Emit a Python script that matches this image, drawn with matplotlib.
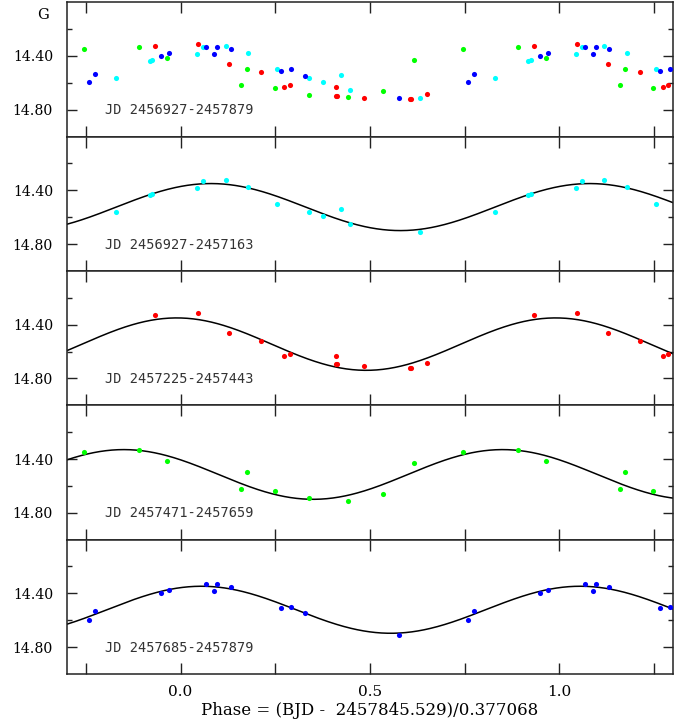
import numpy as np
import matplotlib
matplotlib.use("Agg")
import matplotlib.pyplot as plt
from matplotlib.ticker import FixedLocator

# phases (folded into 0..1) and G magnitudes
cyan_phase = [0.044, 0.060, 0.119, 0.178, 0.255, 0.338, 0.375, 0.423, 0.447, 0.632, 0.829, 0.918, 0.924]
cyan_mag = [14.383, 14.331, 14.324, 14.378, 14.501, 14.561, 14.593, 14.541, 14.652, 14.713, 14.561, 14.437, 14.430]

red_phase = [0.047, 0.128, 0.212, 0.274, 0.288, 0.410, 0.410, 0.414, 0.484, 0.605, 0.608, 0.651, 0.932]
red_mag = [14.314, 14.462, 14.519, 14.632, 14.617, 14.632, 14.696, 14.696, 14.711, 14.724, 14.721, 14.684, 14.326]

green_phase = [0.160, 0.174, 0.248, 0.339, 0.443, 0.535, 0.615, 0.746, 0.891, 0.964]
green_mag = [14.620, 14.494, 14.637, 14.691, 14.709, 14.662, 14.430, 14.346, 14.333, 14.415]

blue_phase = [0.068, 0.089, 0.097, 0.132, 0.265, 0.291, 0.329, 0.577, 0.758, 0.774, 0.949, 0.970]
blue_mag = [14.333, 14.383, 14.333, 14.351, 14.509, 14.501, 14.548, 14.711, 14.595, 14.533, 14.398, 14.378]

# sine fits: mean mag, semi-amplitude, phase of maximum light
fit_mean = [14.525, 14.545, 14.515, 14.522]
fit_amp = [0.175, 0.195, 0.185, 0.175]
fit_peak = [0.08, -0.01, -0.15, 0.055]

labels = ["JD 2456927-2457879", "JD 2456927-2457163", "JD 2457225-2457443",
          "JD 2457471-2457659", "JD 2457685-2457879"]
colors = ["#00ffff", "#ff0000", "#00ff00", "#0000ff"]
sets = [(cyan_phase, cyan_mag), (red_phase, red_mag),
        (green_phase, green_mag), (blue_phase, blue_mag)]

serif = "DejaVu Serif"
fig = plt.figure(figsize=(6.89, 7.22), dpi=100)
gs = fig.add_gridspec(5, 1, left=0.0972, right=0.9768, bottom=0.0665, top=0.997, hspace=0)
axes = [fig.add_subplot(gs[i]) for i in range(5)]


def plot_points(ax, ph, mg, col):
    ph = np.asarray(ph)
    for shift in (-1, 0, 1):
        ax.plot(ph + shift, mg, "o", color=col, ms=3.7, mew=0, zorder=3)


xs = np.linspace(-0.3, 1.3, 500)
for i, ax in enumerate(axes):
    if i == 0:
        for (ph, mg), col in zip(sets, colors):
            plot_points(ax, ph, mg, col)
    else:
        ph, mg = sets[i - 1]
        plot_points(ax, ph, mg, colors[i - 1])
        model = fit_mean[i - 1] - fit_amp[i - 1] * np.cos(2 * np.pi * (xs - fit_peak[i - 1]))
        ax.plot(xs, model, color="black", lw=1.1, zorder=2)

    ax.set_xlim(-0.3, 1.3)
    ax.set_ylim(15.0, 14.0)
    ax.xaxis.set_major_locator(FixedLocator([0.0, 0.5, 1.0]))
    ax.xaxis.set_minor_locator(FixedLocator([-0.25, 0.25, 0.75, 1.25]))
    ax.yaxis.set_major_locator(FixedLocator([14.4, 14.8]))
    ax.yaxis.set_minor_locator(FixedLocator([14.2, 14.6]))
    ax.tick_params(axis="both", which="both", direction="in", top=True, right=True,
                   width=1.0, color="#222222")
    ax.tick_params(axis="x", which="both", length=8)
    ax.tick_params(axis="y", which="major", length=7)
    ax.tick_params(axis="y", which="minor", length=3.5)
    ax.tick_params(axis="y", labelsize=10.2, pad=10)
    ax.tick_params(axis="x", labelsize=11, pad=8)
    ax.set_yticklabels(["14.40", "14.80"], family=serif)
    for sp in ax.spines.values():
        sp.set_linewidth(1.1)
        sp.set_color("#222222")
    if i < 4:
        ax.tick_params(axis="x", labelbottom=False)
    else:
        ax.set_xticklabels(["0.0", "0.5", "1.0"], family=serif)
    ax.text(0.063, 0.196, labels[i], transform=ax.transAxes, family="DejaVu Sans Mono",
            fontsize=9.8, color="#333333", va="center", ha="left")

axes[4].set_xlabel("Phase = (BJD -  2457845.529)/0.377068", family=serif, fontsize=12,
                   labelpad=2)
fig.text(43 / 689, 1 - 15 / 722, "G", family=serif, fontsize=10.5, ha="center", va="center")

fig.savefig("out.png", dpi=100)
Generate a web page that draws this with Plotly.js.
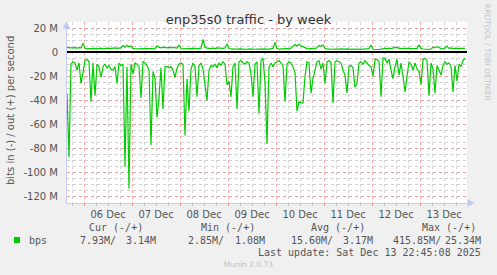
<!DOCTYPE html>
<html><head><meta charset="utf-8">
<script src="https://cdn.plot.ly/plotly-3.0.1.min.js"></script>
<style>html,body{margin:0;padding:0;background:#f0f0f0;}#chart{width:497px;height:275px;}</style>
</head><body><div id="chart"></div>
<script>
// ---- data (values in Mbit/s), hourly samples from the first timestamp ----
const startTime = [2025, 11, 5, 15, 30]; // 2025-12-05 15:30 (month 0-based)
const stepHours = 1;
// inbound traffic (drawn below zero)
const bitsIn = [
 34, 87, 10, 8, 9, 15, 9, 26, 17, 7,
 6, 8, 41, 9, 36, 10, 12, 21, 12, 10,
 13, 11, 14, 15, 12, 26, 9, 11, 10, 95,
 12, 113, 10, 18, 9, 10, 12, 38, 8, 9,
 11, 15, 77, 16, 22, 54, 38, 13, 47, 12,
 12, 13, 12, 15, 21, 13, 10, 9, 10, 69,
 22, 49, 14, 9, 12, 37, 11, 9, 14, 27,
 40, 15, 11, 12, 10, 13, 9, 11, 8, 10,
 27, 24, 37, 12, 9, 47, 8, 7, 9, 10,
 8, 9, 18, 37, 10, 8, 51, 7, 5, 25,
 76, 12, 9, 12, 9, 8, 7, 9, 11, 41,
 10, 8, 9, 12, 17, 49, 41, 42, 42, 20,
 8, 9, 34, 22, 14, 8, 7, 14, 9, 26,
 8, 7, 9, 42, 8, 7, 8, 9, 15, 19,
 34, 12, 11, 13, 29, 26, 9, 8, 10, 7,
 9, 11, 12, 20, 6, 6, 8, 37, 5, 5,
 9, 6, 15, 22, 12, 6, 19, 9, 20, 33,
 20, 8, 10, 15, 9, 14, 16, 27, 6, 5,
 7, 36, 9, 14, 34, 11, 15, 19, 11, 8,
 10, 9, 12, 33, 11, 24, 10, 12, 7, 5
];
// outbound traffic (drawn above zero)
const bitsOut = [
 3.8, 3.6, 3.9, 3.5, 3.7, 3.4, 3.8, 3.5, 7.5, 3.2,
 2.8, 3.0, 2.6, 2.9, 3.1, 2.7, 3.0, 3.3, 2.8, 3.1,
 3.4, 3.0, 3.2, 2.9, 3.5, 3.1, 3.3, 3.6, 5.5, 4.2,
 5.8, 4.5, 5.2, 3.2, 3.0, 2.8, 3.1, 2.7, 3.0, 2.9,
 2.6, 3.0, 3.2, 2.8, 3.1, 5.3, 4.0, 3.6, 4.2, 3.8,
 3.5, 3.9, 3.6, 4.0, 3.7, 3.4, 5.9, 3.0, 2.8, 2.9,
 2.6, 3.0, 2.7, 2.9, 3.1, 2.8, 3.0, 3.3, 10.5, 4.0,
 3.4, 3.1, 2.9, 3.3, 3.0, 3.5, 3.2, 2.9, 3.1, 3.4,
 6.9, 3.0, 2.6, 2.5, 2.8, 2.4, 2.7, 2.5, 2.3, 2.6,
 2.4, 2.7, 2.5, 2.8, 2.4, 2.6, 2.3, 2.5, 2.7, 2.4,
 2.6, 2.5, 2.8, 3.2, 8.0, 3.0, 2.6, 2.8, 2.5, 2.7,
 3.0, 2.6, 3.4, 5.0, 6.4, 5.2, 6.6, 5.4, 4.6, 3.4,
 3.0, 2.8, 3.1, 2.7, 3.0, 3.6, 5.6, 4.8, 5.9, 3.2,
 2.8, 2.5, 2.7, 2.4, 2.6, 2.3, 2.5, 2.7, 2.4, 2.6,
 2.8, 2.5, 2.3, 2.6, 2.4, 2.7, 2.5, 2.3, 2.6, 2.8,
 2.5, 2.9, 6.0, 2.4, 2.2, 2.0, 2.3, 2.5, 2.9, 3.2,
 3.0, 3.3, 2.9, 3.6, 4.0, 3.8, 3.2, 2.9, 3.1, 3.3,
 3.0, 3.2, 2.9, 3.1, 3.3, 3.0, 6.2, 3.1, 2.6, 2.4,
 2.5, 2.3, 2.6, 4.2, 3.5, 4.6, 3.8, 2.8, 3.0, 3.3,
 5.0, 3.2, 3.5, 3.0, 3.3, 2.9, 3.2, 3.4, 3.1, 3.1
];
const xRange = ['2025-12-05 15:30', '2025-12-13 23:30'];
const yTickVals = [20, 0, -20, -40, -60, -80, -100, -120];
const yTickText = ['20 M', '0', '-20 M', '-40 M', '-60 M', '-80 M', '-100 M', '-120 M'];
const legendHeads = ['Cur (-/+)', 'Min (-/+)', 'Avg (-/+)', 'Max (-/+)'];
const legendIn = ['7.93M/', '2.85M/', '15.60M/', '415.85M/'];
const legendOut = ['3.14M', '1.08M', '3.17M', '25.34M'];
const seriesName = 'bps';
const titleText = 'enp35s0 traffic - by week';
const yTitle = 'bits in (-) / out (+) per second';
const lastUpdate = 'Last update: Sat Dec 13 22:45:08 2025';
const footer = 'Munin 2.0.73';
const sideText = 'RRDTOOL / TOBI OETIKER';

// ---- build ----
function pad(n){return (n<10?'0':'')+n;}
const t0 = Date.UTC(startTime[0], startTime[1], startTime[2], startTime[3], startTime[4]);
function timeAt(i){
  const d = new Date(t0 + i*stepHours*3600000);
  return d.getUTCFullYear()+'-'+pad(d.getUTCMonth()+1)+'-'+pad(d.getUTCDate())+' '+pad(d.getUTCHours())+':'+pad(d.getUTCMinutes());
}
const xIn = bitsIn.map((v,i)=>timeAt(i));
const xOut = bitsOut.map((v,i)=>timeAt(i));

const W=497, H=275, L=67, R=30, T=22, B=72;
const PW = W-L-R, PH = H-T-B;
const xp = px => (px-L)/PW;
const yp = py => (H-B-py)/PH;

const green = '#00cc00';
const traces = [
  {x:xOut, y:bitsOut, type:'scatter', mode:'lines', line:{color:green, width:1.2}, hoverinfo:'skip'},
  {x:xIn, y:bitsIn.map(v=>-v), type:'scatter', mode:'lines', line:{color:green, width:1.2}, hoverinfo:'skip'}
];

const mono = 'DejaVu Sans Mono';
const txtCol = '#555555';
const ann = [];
ann.push({xref:'paper', yref:'paper', x:xp(10), y:yp(111), text:yTitle, textangle:-90, showarrow:false,
  font:{family:'DejaVu Sans', size:10, color:txtCol}, xanchor:'center', yanchor:'middle'});
ann.push({xref:'paper', yref:'paper', x:xp(488), y:yp(52), text:sideText, textangle:90, showarrow:false,
  font:{family:'DejaVu Sans', size:7.5, color:'#c4c4c4'}, xanchor:'center', yanchor:'middle'});
const headX = [115.5, 227.5, 338.3, 449.3];
legendHeads.forEach((h,k)=>ann.push({xref:'paper', yref:'paper', x:xp(headX[k]), y:yp(227.5), text:h, showarrow:false,
  font:{family:mono, size:10, color:txtCol}, xanchor:'center', yanchor:'middle'}));
const inX = [78.3, 186, 289.3, 390.7];
const outX = [157.7, 266.7, 375, 482.7];
legendIn.forEach((s,k)=>ann.push({xref:'paper', yref:'paper', x:xp(inX[k]), y:yp(240), text:s, showarrow:false,
  font:{family:mono, size:10, color:txtCol}, xanchor:'left', yanchor:'middle'}));
legendOut.forEach((s,k)=>ann.push({xref:'paper', yref:'paper', x:xp(outX[k]), y:yp(240), text:s, showarrow:false,
  font:{family:mono, size:10, color:txtCol}, xanchor:'right', yanchor:'middle'}));
ann.push({xref:'paper', yref:'paper', x:xp(26.5), y:yp(240), text:seriesName, showarrow:false,
  font:{family:mono, size:10, color:txtCol}, xanchor:'left', yanchor:'middle'});
ann.push({xref:'paper', yref:'paper', x:xp(482.5), y:yp(252), text:lastUpdate, showarrow:false,
  font:{family:mono, size:10, color:txtCol}, xanchor:'right', yanchor:'middle'});
ann.push({xref:'paper', yref:'paper', x:xp(248), y:yp(264), text:footer, showarrow:false,
  font:{family:'DejaVu Sans', size:7.5, color:'#c0c0c0'}, xanchor:'center', yanchor:'middle'});
// axis arrows
ann.push({xref:'paper', yref:'paper', x:xp(475), y:yp(203), ax:-7, ay:0, text:'', showarrow:true,
  arrowhead:2, arrowsize:1, arrowwidth:1.5, arrowcolor:'#c0c8f8'});
ann.push({xref:'paper', yref:'paper', x:xp(66.5), y:yp(21), ax:0, ay:7, text:'', showarrow:true,
  arrowhead:2, arrowsize:1, arrowwidth:1.5, arrowcolor:'#c0c8f8'});

const shapes = [
  {type:'rect', xref:'paper', yref:'paper', x0:xp(14), x1:xp(20), y0:yp(243), y1:yp(237), fillcolor:green, line:{width:0}}
];

const majorGrid = 'rgba(235,150,150,0.85)';
const minorGrid = 'rgba(190,190,190,0.7)';
const axisLine = '#c8ccf4';

const layout = {
  width:W, height:H, margin:{l:L, r:R, t:T, b:B, pad:0},
  paper_bgcolor:'#f0f0f0', plot_bgcolor:'#ffffff', showlegend:false,
  font:{family:'DejaVu Sans', size:10, color:txtCol},
  title:{text:titleText, font:{family:'DejaVu Sans', size:13, color:'#333333'},
    x:0.5, xref:'container', xanchor:'center', y:1-19/H, yref:'container', yanchor:'middle'},
  xaxis:{type:'date', range:xRange, tickmode:'linear', dtick:86400000, tick0:'2025-12-06',
    tickformat:'%d %b', ticklabelmode:'period', showgrid:true, gridcolor:majorGrid, griddash:'dot', gridwidth:1,
    ticks:'outside', ticklen:2, tickcolor:'#e09090', showline:true, linecolor:axisLine, linewidth:1,
    zeroline:false, fixedrange:true, tickfont:{family:'DejaVu Sans', size:10, color:txtCol},
    minor:{tickmode:'linear', dtick:21600000, tick0:'2025-12-06', showgrid:true, gridcolor:minorGrid, griddash:'dot', gridwidth:1,
      ticks:'outside', ticklen:2, tickcolor:'#bbbbbb'}},
  yaxis:{range:[-125, 25], tickmode:'array', tickvals:yTickVals, ticktext:yTickText,
    showgrid:true, gridcolor:majorGrid, griddash:'dot', gridwidth:1, ticks:'', ticklabelstandoff:6,
    showline:true, linecolor:axisLine, linewidth:1, zeroline:true, zerolinecolor:'#000000', zerolinewidth:2,
    fixedrange:true, tickfont:{family:'DejaVu Sans', size:10, color:txtCol},
    minor:{tickmode:'linear', dtick:5, tick0:0, showgrid:true, gridcolor:minorGrid, griddash:'dot', gridwidth:1}},
  annotations:ann, shapes:shapes
};
Plotly.newPlot('chart', traces, layout, {staticPlot:true, displayModeBar:false});
</script></body></html>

•••••

> **Requirement**
Repeat the lines of the listing above verbatim, beginning at its first line and ending at the line containing "from matplotlib.ticker import FixedLocator", which is included. Omit pictures.

> **Complete output**
Emit a Python script that matches this image, drawn with matplotlib.
import numpy as np
import matplotlib
matplotlib.use("Agg")
import matplotlib.pyplot as plt
from matplotlib.ticker import FixedLocator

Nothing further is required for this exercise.